Scammers will bank on people ignoring their suspicions and not being careful enough before falling into the trap. Oftentimes, they will connect with their potential victims by calling or emailing, impersonating businesses to conduct their scheme. Hamlin says that this is especially prevalent on April Fools. According to Hamlin, keeping one’s guard up prevents scams, even on a prankster’s favorite day.

“I personally have seen a lot of fun April Fools pranks coming from a lot of the brands that I follow and enjoy,” Hamlin said. “It’s very easy to impersonate that account, and basically, it means information has been hacked, and now your information is compromised.”

Another way to keep one’s funds protected? Utilizing credit cards for big purchases. Cardholders can trace transactions, and companies usually return the money for proven fraud activity. This additional step will ensure that scammers don’t get the last laugh.

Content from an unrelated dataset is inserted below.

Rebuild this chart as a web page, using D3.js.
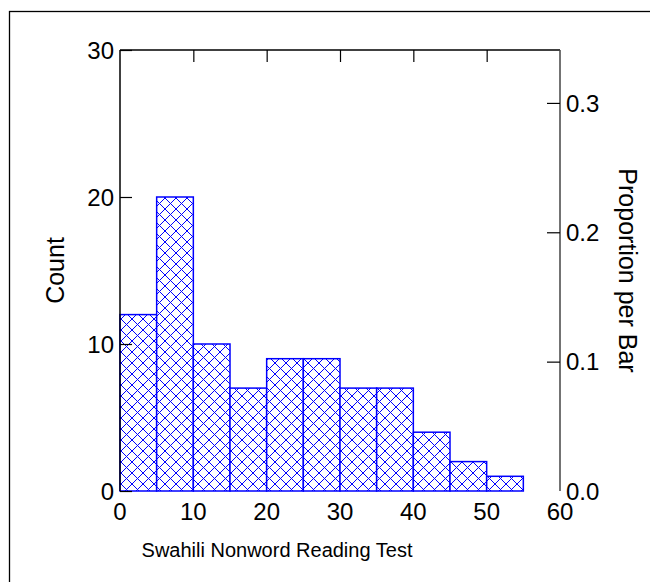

Furthermore, vetting companies before offering any payments or sensitive information is another tried and true method to avoid scammers. The Better Business Bureau provides in-depth reviews of companies by real-life customers. Doing a background check before filling out a monetary one will ensure companies are valid, professional, and liable if anything goes awry.

“So, it’s a good idea to go to a resource like BBB.org to look at those reviews where every single review has been vetted and confirmed to come from a real, true person that has interacted with that company,” explained Hamlin.

It’s cool to join in on the joke–but the stealing of one’s personal information is no laughing matter. Keeping important documents and access to bank accounts protected requires common sense with extra safety measures in place.